- Request
Leave the pictures out and copy exactly the lines from the line containing "Convert this diagram to TikZ code." to the line containing "(AM) at (328,-482)", both lines included.

- Dataset extract
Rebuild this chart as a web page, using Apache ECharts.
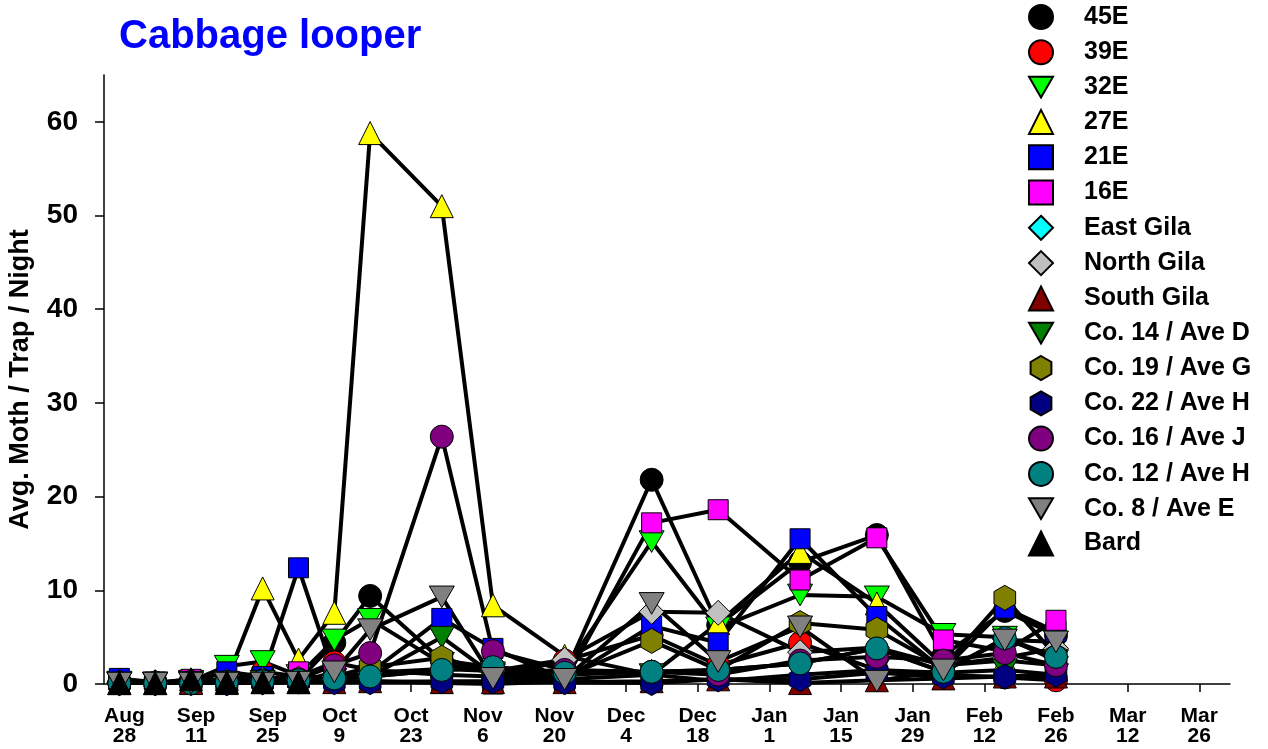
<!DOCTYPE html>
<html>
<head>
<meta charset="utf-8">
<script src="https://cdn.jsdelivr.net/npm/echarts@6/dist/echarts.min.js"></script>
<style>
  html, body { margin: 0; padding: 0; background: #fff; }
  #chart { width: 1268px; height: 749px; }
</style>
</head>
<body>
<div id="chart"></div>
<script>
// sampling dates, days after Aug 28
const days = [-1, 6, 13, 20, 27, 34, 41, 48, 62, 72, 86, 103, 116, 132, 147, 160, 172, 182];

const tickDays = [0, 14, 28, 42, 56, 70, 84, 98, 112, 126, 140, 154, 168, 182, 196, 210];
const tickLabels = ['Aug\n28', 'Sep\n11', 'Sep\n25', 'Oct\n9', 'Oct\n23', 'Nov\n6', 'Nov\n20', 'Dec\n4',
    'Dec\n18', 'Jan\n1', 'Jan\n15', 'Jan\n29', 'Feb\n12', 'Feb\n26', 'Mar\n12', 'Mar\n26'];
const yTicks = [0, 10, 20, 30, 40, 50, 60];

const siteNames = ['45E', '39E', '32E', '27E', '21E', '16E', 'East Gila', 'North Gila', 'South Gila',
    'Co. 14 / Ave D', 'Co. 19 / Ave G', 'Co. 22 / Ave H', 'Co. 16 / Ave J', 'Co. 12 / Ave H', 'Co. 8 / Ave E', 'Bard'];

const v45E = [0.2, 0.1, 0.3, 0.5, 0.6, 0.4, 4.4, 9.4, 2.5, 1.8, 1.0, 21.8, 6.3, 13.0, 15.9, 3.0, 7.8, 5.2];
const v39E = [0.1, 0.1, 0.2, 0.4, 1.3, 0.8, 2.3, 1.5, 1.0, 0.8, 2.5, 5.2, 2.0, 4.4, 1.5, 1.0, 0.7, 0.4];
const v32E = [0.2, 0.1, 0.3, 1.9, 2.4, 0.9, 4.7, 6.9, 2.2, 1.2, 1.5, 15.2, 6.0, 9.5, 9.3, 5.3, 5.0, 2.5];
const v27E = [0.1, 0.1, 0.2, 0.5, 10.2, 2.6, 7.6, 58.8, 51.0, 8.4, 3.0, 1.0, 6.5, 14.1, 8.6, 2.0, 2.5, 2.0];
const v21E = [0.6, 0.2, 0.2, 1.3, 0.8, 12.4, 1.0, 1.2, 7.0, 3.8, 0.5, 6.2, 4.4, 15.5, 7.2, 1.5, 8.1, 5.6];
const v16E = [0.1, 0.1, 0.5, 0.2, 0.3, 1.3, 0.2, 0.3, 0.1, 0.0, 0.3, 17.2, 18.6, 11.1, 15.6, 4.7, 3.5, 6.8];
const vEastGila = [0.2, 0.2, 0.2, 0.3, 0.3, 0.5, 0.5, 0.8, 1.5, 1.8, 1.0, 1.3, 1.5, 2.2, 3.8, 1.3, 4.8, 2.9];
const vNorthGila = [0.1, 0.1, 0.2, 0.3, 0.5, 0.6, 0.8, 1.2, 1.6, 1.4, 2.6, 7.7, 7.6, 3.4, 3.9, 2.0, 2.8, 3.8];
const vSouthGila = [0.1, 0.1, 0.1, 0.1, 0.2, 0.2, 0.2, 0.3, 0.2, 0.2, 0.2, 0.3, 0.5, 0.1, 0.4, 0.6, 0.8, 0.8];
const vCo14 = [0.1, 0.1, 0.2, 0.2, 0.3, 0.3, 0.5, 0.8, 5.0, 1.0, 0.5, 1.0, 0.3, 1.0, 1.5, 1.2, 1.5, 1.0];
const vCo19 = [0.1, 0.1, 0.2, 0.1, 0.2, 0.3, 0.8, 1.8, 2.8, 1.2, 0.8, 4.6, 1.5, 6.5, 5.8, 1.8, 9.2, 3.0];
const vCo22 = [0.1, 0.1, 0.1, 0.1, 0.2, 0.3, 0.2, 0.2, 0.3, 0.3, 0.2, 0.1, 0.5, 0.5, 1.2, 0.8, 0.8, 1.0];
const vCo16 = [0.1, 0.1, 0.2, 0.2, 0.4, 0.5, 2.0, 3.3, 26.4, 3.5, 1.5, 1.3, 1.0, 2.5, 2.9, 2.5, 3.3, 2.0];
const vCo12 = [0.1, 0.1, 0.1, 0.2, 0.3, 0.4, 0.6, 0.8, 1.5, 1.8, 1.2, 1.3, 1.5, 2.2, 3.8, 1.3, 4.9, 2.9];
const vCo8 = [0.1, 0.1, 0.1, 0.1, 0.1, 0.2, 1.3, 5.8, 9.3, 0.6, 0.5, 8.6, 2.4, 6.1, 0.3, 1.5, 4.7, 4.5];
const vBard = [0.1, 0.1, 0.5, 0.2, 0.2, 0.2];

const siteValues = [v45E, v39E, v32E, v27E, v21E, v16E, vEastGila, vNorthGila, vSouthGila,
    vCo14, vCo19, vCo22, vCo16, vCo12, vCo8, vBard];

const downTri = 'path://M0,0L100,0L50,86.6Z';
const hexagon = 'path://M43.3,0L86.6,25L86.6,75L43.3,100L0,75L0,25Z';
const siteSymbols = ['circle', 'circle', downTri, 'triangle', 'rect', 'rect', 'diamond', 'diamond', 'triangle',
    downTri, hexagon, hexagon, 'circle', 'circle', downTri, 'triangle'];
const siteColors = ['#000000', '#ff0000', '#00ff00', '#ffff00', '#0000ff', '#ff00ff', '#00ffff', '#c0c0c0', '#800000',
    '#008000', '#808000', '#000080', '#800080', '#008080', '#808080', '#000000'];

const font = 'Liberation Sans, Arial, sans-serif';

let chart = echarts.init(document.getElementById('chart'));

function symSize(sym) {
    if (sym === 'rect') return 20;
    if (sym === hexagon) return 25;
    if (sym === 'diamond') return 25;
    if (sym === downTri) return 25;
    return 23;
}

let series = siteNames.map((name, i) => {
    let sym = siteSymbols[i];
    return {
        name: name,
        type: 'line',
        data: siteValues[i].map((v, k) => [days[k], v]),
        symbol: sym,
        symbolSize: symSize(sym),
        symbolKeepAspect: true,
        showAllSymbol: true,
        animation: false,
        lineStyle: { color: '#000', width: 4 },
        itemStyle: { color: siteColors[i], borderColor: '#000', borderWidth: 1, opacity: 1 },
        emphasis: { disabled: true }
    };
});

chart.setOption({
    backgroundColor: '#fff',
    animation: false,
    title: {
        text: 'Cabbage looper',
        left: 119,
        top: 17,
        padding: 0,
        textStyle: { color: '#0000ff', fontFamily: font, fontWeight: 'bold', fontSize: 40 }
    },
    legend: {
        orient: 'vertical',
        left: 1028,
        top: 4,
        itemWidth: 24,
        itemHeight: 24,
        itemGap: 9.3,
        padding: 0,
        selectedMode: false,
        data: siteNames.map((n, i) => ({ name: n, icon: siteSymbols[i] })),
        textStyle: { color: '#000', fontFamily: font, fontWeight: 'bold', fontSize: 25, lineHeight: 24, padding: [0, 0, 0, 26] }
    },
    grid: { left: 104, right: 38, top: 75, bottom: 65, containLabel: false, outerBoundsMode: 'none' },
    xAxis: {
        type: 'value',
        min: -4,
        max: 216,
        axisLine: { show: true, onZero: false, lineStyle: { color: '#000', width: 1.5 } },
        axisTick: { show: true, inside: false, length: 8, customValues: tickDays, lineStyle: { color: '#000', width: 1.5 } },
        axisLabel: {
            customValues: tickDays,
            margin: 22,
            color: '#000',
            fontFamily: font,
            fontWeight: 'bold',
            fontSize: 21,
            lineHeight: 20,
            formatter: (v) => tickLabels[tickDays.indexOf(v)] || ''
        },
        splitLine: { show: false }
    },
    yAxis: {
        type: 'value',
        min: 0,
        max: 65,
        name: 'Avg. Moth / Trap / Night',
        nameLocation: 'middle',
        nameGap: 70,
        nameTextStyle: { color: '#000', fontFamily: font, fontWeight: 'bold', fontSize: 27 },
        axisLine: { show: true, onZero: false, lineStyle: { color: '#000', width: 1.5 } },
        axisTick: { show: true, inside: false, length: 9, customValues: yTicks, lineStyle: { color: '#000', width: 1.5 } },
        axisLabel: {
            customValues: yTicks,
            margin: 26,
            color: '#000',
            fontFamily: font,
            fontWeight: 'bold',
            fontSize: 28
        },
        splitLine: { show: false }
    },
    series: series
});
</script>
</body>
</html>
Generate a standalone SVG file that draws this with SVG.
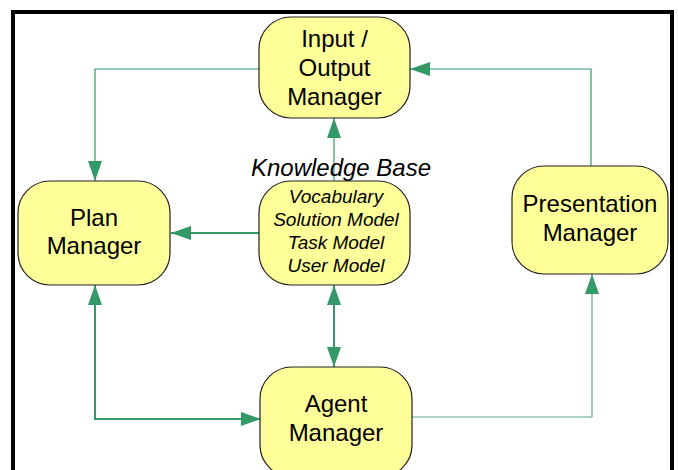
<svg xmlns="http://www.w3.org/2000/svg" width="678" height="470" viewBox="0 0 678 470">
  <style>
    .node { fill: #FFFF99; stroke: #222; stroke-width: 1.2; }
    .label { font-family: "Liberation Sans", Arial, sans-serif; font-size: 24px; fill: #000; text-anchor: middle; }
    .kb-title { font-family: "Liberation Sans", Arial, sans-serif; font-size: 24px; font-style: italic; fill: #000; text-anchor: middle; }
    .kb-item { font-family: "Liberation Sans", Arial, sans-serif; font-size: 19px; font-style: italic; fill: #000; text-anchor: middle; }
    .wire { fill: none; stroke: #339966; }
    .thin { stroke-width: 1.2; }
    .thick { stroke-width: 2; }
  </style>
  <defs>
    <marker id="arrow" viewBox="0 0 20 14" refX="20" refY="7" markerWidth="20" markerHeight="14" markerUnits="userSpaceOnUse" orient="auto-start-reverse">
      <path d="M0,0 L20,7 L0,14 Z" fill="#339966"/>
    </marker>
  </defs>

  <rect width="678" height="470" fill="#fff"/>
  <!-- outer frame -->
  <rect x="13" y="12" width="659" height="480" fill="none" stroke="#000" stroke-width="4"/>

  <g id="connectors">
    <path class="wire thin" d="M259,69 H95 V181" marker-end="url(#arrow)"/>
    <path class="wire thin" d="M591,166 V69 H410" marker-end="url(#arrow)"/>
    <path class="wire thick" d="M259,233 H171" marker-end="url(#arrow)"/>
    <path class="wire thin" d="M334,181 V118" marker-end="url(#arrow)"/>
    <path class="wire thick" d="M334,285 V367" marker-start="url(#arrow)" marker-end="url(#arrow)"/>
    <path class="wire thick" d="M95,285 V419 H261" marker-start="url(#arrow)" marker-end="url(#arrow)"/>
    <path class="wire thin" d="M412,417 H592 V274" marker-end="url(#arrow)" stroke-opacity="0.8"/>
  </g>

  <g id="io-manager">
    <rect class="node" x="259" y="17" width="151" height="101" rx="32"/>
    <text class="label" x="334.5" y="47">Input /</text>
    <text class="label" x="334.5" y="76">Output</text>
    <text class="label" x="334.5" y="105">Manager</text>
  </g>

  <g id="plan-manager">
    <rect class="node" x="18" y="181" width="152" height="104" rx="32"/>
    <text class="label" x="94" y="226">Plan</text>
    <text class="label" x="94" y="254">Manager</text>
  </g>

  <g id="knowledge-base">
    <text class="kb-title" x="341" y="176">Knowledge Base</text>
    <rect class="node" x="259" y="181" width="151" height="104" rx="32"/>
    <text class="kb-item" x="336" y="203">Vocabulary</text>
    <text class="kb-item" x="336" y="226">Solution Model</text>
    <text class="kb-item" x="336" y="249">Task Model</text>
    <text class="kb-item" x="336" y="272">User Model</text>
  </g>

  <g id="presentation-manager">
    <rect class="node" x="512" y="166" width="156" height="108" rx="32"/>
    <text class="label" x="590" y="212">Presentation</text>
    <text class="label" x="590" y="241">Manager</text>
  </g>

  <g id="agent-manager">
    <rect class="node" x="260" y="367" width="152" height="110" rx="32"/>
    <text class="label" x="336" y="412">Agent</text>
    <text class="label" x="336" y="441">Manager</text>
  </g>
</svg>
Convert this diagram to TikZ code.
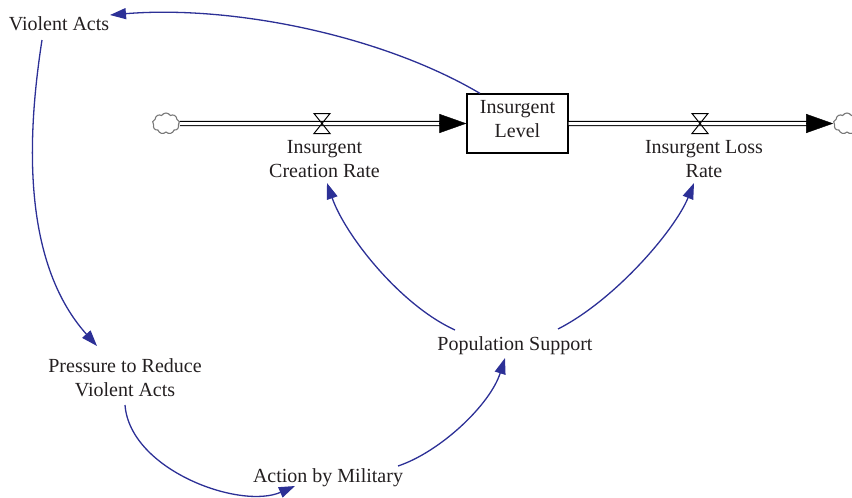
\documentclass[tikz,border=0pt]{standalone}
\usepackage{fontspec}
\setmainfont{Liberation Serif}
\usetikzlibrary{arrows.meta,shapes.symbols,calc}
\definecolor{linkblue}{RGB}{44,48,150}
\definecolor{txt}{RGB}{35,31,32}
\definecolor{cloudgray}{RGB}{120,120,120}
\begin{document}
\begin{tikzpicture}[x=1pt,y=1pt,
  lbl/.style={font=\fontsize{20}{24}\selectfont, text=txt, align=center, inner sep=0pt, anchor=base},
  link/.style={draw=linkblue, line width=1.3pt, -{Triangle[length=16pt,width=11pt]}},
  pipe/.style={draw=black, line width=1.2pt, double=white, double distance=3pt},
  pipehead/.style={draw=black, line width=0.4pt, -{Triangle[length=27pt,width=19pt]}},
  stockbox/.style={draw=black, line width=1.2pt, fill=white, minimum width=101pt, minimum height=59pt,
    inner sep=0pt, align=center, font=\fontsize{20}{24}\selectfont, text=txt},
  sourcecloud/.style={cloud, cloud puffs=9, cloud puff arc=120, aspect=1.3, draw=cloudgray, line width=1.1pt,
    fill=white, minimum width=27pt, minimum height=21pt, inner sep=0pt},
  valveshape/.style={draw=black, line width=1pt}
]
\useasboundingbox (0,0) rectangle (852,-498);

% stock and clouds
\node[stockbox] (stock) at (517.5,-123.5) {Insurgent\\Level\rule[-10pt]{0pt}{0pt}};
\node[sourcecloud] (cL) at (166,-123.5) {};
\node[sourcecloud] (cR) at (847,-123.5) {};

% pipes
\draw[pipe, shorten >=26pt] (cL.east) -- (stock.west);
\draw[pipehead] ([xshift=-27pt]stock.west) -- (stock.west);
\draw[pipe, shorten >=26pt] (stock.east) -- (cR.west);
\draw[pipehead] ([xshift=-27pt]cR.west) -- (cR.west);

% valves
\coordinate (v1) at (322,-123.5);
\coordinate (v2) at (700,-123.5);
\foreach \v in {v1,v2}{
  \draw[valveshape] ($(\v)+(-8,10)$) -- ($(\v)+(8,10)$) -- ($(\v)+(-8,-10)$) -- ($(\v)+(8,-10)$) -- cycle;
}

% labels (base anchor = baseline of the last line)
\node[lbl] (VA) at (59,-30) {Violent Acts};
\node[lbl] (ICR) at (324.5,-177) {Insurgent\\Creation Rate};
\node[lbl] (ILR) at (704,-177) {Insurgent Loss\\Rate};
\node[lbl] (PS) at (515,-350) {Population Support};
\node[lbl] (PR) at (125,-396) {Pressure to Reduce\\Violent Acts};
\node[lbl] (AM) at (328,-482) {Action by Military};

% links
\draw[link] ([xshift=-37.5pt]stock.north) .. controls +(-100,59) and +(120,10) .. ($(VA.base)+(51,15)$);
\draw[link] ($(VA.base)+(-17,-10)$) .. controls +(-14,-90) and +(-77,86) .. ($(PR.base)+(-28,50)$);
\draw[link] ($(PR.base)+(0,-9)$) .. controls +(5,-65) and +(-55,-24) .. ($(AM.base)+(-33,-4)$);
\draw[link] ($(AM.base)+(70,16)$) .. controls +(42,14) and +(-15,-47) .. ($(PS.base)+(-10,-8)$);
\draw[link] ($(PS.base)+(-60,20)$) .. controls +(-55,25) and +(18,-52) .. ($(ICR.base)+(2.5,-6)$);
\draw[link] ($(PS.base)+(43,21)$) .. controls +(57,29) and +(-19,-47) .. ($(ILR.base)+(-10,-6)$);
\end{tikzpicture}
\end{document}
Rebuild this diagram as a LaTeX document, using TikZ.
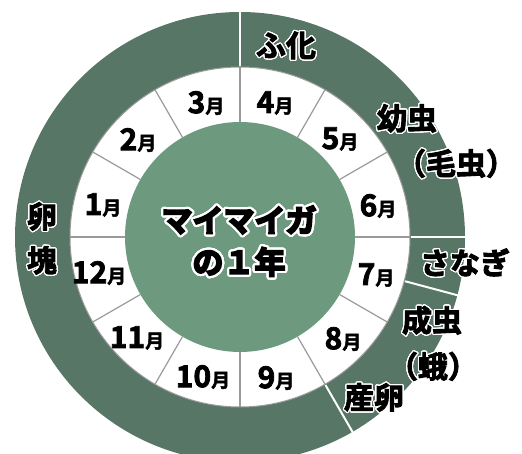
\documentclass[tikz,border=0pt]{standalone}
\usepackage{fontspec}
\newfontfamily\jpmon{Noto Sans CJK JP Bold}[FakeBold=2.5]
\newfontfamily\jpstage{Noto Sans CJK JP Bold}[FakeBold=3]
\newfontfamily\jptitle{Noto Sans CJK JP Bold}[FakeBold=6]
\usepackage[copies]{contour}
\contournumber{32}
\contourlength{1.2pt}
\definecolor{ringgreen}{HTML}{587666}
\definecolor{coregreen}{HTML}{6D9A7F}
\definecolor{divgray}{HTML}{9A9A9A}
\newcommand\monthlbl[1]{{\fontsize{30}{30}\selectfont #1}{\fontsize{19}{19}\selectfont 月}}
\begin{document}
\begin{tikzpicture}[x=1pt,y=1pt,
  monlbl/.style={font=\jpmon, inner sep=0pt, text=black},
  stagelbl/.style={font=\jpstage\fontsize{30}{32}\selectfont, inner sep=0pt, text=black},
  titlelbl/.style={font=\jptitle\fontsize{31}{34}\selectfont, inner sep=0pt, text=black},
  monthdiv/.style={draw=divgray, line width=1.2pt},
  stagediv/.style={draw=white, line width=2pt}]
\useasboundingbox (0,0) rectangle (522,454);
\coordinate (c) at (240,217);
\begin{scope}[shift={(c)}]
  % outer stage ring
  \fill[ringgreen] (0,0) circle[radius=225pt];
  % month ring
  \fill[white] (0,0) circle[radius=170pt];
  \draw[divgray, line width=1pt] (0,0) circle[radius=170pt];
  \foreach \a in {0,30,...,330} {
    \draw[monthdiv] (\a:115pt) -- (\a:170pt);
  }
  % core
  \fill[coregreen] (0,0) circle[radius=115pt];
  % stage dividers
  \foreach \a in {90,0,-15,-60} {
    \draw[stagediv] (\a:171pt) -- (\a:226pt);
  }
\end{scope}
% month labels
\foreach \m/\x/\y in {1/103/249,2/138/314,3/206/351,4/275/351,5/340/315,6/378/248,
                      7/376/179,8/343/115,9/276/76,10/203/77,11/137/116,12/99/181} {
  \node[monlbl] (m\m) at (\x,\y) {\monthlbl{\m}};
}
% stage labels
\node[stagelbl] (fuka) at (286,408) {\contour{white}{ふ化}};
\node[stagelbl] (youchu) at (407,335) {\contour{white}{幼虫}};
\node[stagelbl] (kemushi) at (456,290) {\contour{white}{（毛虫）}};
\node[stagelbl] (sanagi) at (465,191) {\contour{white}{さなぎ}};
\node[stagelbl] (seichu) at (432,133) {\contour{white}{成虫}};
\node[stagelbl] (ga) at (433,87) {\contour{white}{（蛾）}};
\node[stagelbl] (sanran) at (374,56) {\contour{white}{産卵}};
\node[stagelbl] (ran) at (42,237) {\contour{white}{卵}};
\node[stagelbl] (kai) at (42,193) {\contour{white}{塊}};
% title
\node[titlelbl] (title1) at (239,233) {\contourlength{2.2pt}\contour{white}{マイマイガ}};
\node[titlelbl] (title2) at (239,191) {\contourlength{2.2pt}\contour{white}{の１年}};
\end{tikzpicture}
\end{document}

- Exercise solution
Convert this diagram to TikZ code.
\documentclass[tikz,border=0pt]{standalone}
\usepackage{fontspec}
\setmainfont{Liberation Serif}
\usetikzlibrary{arrows.meta,shapes.symbols,calc}
\definecolor{linkblue}{RGB}{44,48,150}
\definecolor{txt}{RGB}{35,31,32}
\definecolor{cloudgray}{RGB}{120,120,120}
\begin{document}
\begin{tikzpicture}[x=1pt,y=1pt,
  lbl/.style={font=\fontsize{20}{24}\selectfont, text=txt, align=center, inner sep=0pt, anchor=base},
  link/.style={draw=linkblue, line width=1.3pt, -{Triangle[length=16pt,width=11pt]}},
  pipe/.style={draw=black, line width=1.2pt, double=white, double distance=3pt},
  pipehead/.style={draw=black, line width=0.4pt, -{Triangle[length=27pt,width=19pt]}},
  stockbox/.style={draw=black, line width=1.2pt, fill=white, minimum width=101pt, minimum height=59pt,
    inner sep=0pt, align=center, font=\fontsize{20}{24}\selectfont, text=txt},
  sourcecloud/.style={cloud, cloud puffs=9, cloud puff arc=120, aspect=1.3, draw=cloudgray, line width=1.1pt,
    fill=white, minimum width=27pt, minimum height=21pt, inner sep=0pt},
  valveshape/.style={draw=black, line width=1pt}
]
\useasboundingbox (0,0) rectangle (852,-498);

% stock and clouds
\node[stockbox] (stock) at (517.5,-123.5) {Insurgent\\Level\rule[-10pt]{0pt}{0pt}};
\node[sourcecloud] (cL) at (166,-123.5) {};
\node[sourcecloud] (cR) at (847,-123.5) {};

% pipes
\draw[pipe, shorten >=26pt] (cL.east) -- (stock.west);
\draw[pipehead] ([xshift=-27pt]stock.west) -- (stock.west);
\draw[pipe, shorten >=26pt] (stock.east) -- (cR.west);
\draw[pipehead] ([xshift=-27pt]cR.west) -- (cR.west);

% valves
\coordinate (v1) at (322,-123.5);
\coordinate (v2) at (700,-123.5);
\foreach \v in {v1,v2}{
  \draw[valveshape] ($(\v)+(-8,10)$) -- ($(\v)+(8,10)$) -- ($(\v)+(-8,-10)$) -- ($(\v)+(8,-10)$) -- cycle;
}

% labels (base anchor = baseline of the last line)
\node[lbl] (VA) at (59,-30) {Violent Acts};
\node[lbl] (ICR) at (324.5,-177) {Insurgent\\Creation Rate};
\node[lbl] (ILR) at (704,-177) {Insurgent Loss\\Rate};
\node[lbl] (PS) at (515,-350) {Population Support};
\node[lbl] (PR) at (125,-396) {Pressure to Reduce\\Violent Acts};
\node[lbl] (AM) at (328,-482) {Action by Military};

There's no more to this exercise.